Можно себе представить, какими взрывами веселья и хохота сопровождались такие вот фокусы и кунштюки софистов, любивших вести свои беседы при большом стечении народа.
Бот еще один образчик софистического остроумия:
— Сделать необразованного человека образованным — значит убить его.
— Как так?
— Став образованным, он уже не будет тем, чем был, не так ли? А убить человека — это и значит сделать его не тем, чем он был.
Если кто-нибудь из присутствующих уличал софиста во лжи, то тот выворачивался следующим образом:
— Кто лжет, говорит то, чего нет. Но того, чего нет, нельзя сказать, следовательно, никто не может лгать.
Хорошо и метко сказал о софистах А. И. Герцен; «Когда мысль человеческая достигла… сознания и силы, когда она окрепла в ней, узнала свою несокрушимую мощь, — открылось в греческом мире зрелище блестящее, увлекательное, торжество юношеского упоения в науке. Я говорю о оклеветанных и непонятых софистах. Софисты — пышные, великолепные цветы богатого греческого духа — выразили собой период юношеской самонадеянности и удальства… Что за роскошь в их диалектике! что за беспощадность! что за развязность! какая симпатия со всем человечественным! Что за мастерское владение мыслью и формальной логикой! Их бесконечные споры — это бескровные турниры, где столько же грации, сколько силы — были молодеческим гарцеванием на строгой арене философии; это — удалая юность науки, ее майское утро»[157].

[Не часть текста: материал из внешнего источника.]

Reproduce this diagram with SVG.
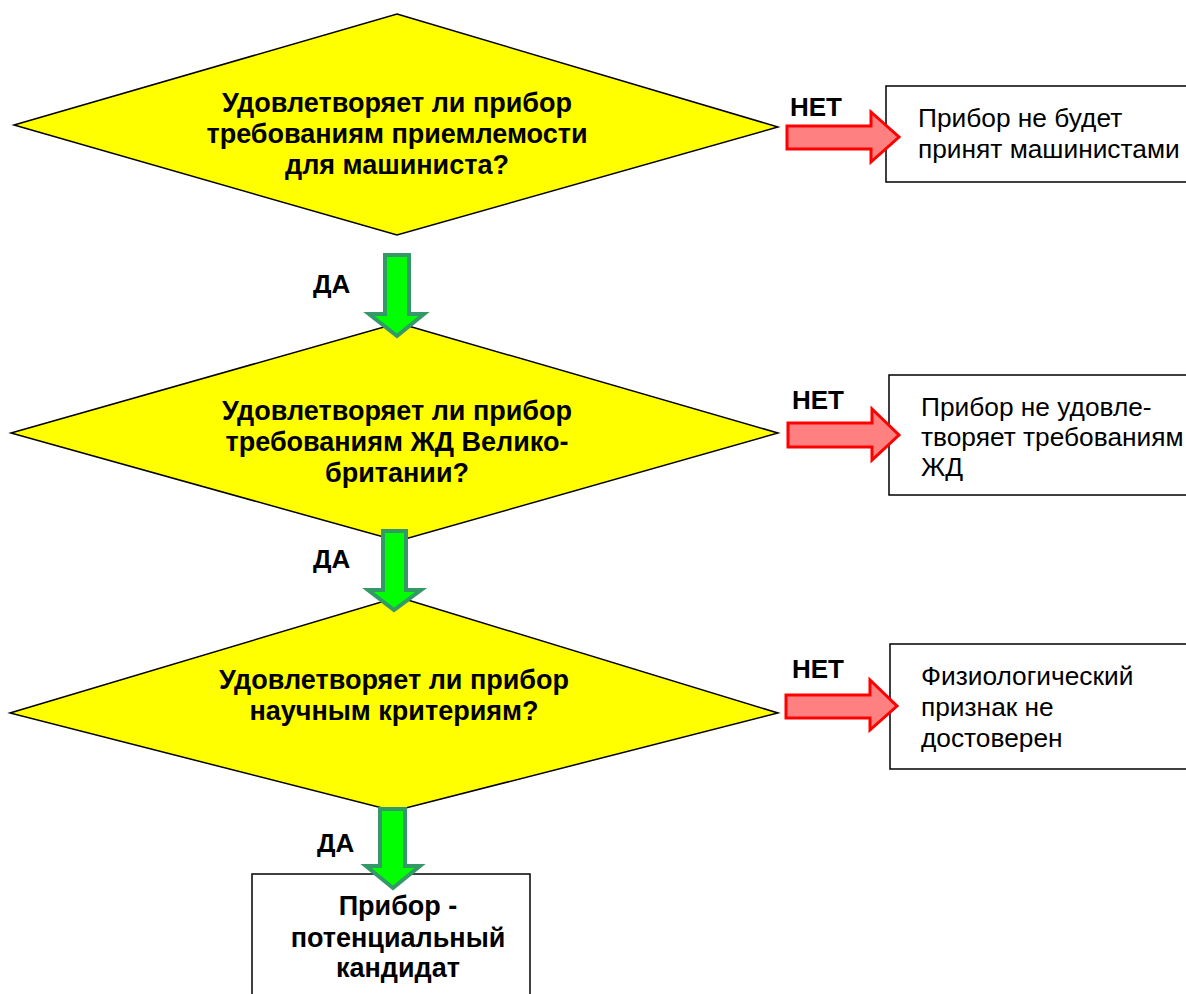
<svg xmlns="http://www.w3.org/2000/svg" width="1186" height="994" viewBox="0 0 1186 994">
<style>
.dia{fill:#FFFF00;stroke:#000;stroke-width:1.5}
.box{fill:#fff;stroke:#000;stroke-width:1.5}
.yes{fill:#00FF00;stroke:#339966;stroke-width:4;stroke-linejoin:miter}
.no{fill:#FF8080;stroke:#FF0000;stroke-width:3;stroke-linejoin:miter}
.b{font-family:"Liberation Sans",Arial,sans-serif;font-weight:bold;font-size:27px;fill:#000}
.l{font-family:"Liberation Sans",Arial,sans-serif;font-weight:bold;font-size:26px;fill:#000}
.n{font-family:"Liberation Sans",Arial,sans-serif;font-size:26.3px;fill:#000}
.c{text-anchor:middle}
</style>
<rect width="1186" height="994" fill="#fff"/>
<g id="q1">
<polygon class="dia" points="397,14 778,127 397,235 14,125"/>
<text class="b c" x="397" y="112">Удовлетворяет ли прибор</text>
<text class="b c" x="397" y="143">требованиям приемлемости</text>
<text class="b c" x="397" y="174">для машиниста?</text>
</g>
<g id="q2">
<polygon class="dia" points="398,323 778,433 398,541 11,433"/>
<text class="b c" x="397" y="420">Удовлетворяет ли прибор</text>
<text class="b c" x="397" y="451">требованиям ЖД Велико-</text>
<text class="b c" x="397" y="482">британии?</text>
</g>
<g id="q3">
<polygon class="dia" points="398,597 778,713 394,811 10,713"/>
<text class="b c" x="394" y="689">Удовлетворяет ли прибор</text>
<text class="b c" x="394" y="720">научным критериям?</text>
</g>
<g id="r1">
<rect class="box" x="886" y="86" width="310" height="96"/>
<text class="n" x="918" y="127">Прибор не будет</text>
<text class="n" x="918" y="158">принят машинистами</text>
</g>
<g id="r2">
<rect class="box" x="889" y="375" width="310" height="120"/>
<text class="n" x="921" y="416">Прибор не удовле-</text>
<text class="n" x="921" y="446">творяет требованиям</text>
<text class="n" x="921" y="476">ЖД</text>
</g>
<g id="r3">
<rect class="box" x="890" y="644" width="310" height="125"/>
<text class="n" x="921" y="685">Физиологический</text>
<text class="n" x="921" y="716">признак не</text>
<text class="n" x="921" y="747">достоверен</text>
</g>
<g id="r4">
<rect class="box" x="252" y="874" width="278" height="140"/>
<text class="b c" x="398" y="915">Прибор -</text>
<text class="b c" x="398" y="947">потенциальный</text>
<text class="b c" x="398" y="977">кандидат</text>
</g>
<g id="connectors">
<polygon class="yes" points="385,255 409,255 409,314 424,314 397,336 369,314 385,314"/>
<polygon class="yes" points="383,531 406,531 406,590 421,590 394,610 368,590 383,590"/>
<polygon class="yes" points="380,809 405,809 405,866 420,866 393,888 366,866 380,866"/>
<polygon class="no" points="787,126 871,126 871,112 899,137 871,162 871,149 787,149"/>
<polygon class="no" points="788,423 872,423 872,409 899,435 872,460 872,447 788,447"/>
<polygon class="no" points="786,695 870,695 870,680 897,706 870,730 870,718 786,718"/>
<text class="l" x="790" y="116">НЕТ</text>
<text class="l" x="792" y="409">НЕТ</text>
<text class="l" x="792" y="678">НЕТ</text>
<text class="l" x="313" y="293">ДА</text>
<text class="l" x="313" y="568">ДА</text>
<text class="l" x="317" y="852">ДА</text>
</g>
</svg>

Софисты были людьми остроумными, талантливыми и очень практичными. Они первыми почувствовали силу логических доводов, силу убеждения, слова и постарались сделать из этого настоящее искусство, дающее почти магическую власть над людьми. Хорошо сказано об этом у софиста Горгия, славившегося красноречием: «Слово есть великий властелин, который, обладая весьма малым в совершенно незаметным телом, совершает чудеснейшие дела. Ибо оно может и страх изгнать, и печаль уничтожить, и радость вселить, и сострадание пробудить… То же самое значение имеет сила слова в отношении к настроению души, какая сила лекарства относительно природы тел. Ибо подобно тому, как из лекарств одни изгоняют из тела одни соки, другие другое, и одни из них устраняют болезнь, а другие прекращают жизнь, точно так же и из речей одни печалят, другие радуют, третьи устрашают, четвертые ободряют, некоторые же отравляют и околдовывают душу, склоняя ее к чему-нибудь дурному»[158].
Софисты заслужили плохую репутацию, довольно часто доводя свое виртуозное искусство владения словом до полной беспринципности в защищая с одинаковым усердием прямо противоположные точки зрения во имя собственных интересов. При этом их политические позиции и симпатии также были неустойчивы.
На арене общественной жизни Афин софисты выступили как нигилисты и циники, для которых «нет ничего святого». Они иронизировали над пуританской простотой, патриархальными устоями и домостроем, их скептицизм носил убийственный характер для традиционного склада мыслей. И это имело как отрицательные, так и положительные последствия для исторических судеб античной культуры. Протагор, например, поставил под сомнение существование богов, вернее, нашу возможность знать об их существовании. «О богах, — писал он, — я не могу знать ни того, что они существуют, ни того, что их нет, ни того, каковы они по виду. Ибо многое препятствует знать [это]: и неясность [вопроса], и краткость человеческой жизни». За это Протагор был привлечен к суду.
Софисты много сделали, чтобы расшатать и разрушить старое в духовном мире эллинства, не предлагая ничего взамен. Но неверно было бы изображать их только карикатурно и негативно, как повелось с легкой руки Платона. Софисты, разработав субъективную сторону диалектики, показав гибкость понятий, их относительность, их текучесть, взанмопревращаемость, продемонстрировав их неисчерпаемые внутренние возможности, тем самым подготовили ту почву, на которой диалектика в античности достигла высшего расцвета в лице Сократа, Платона, Аристотеля.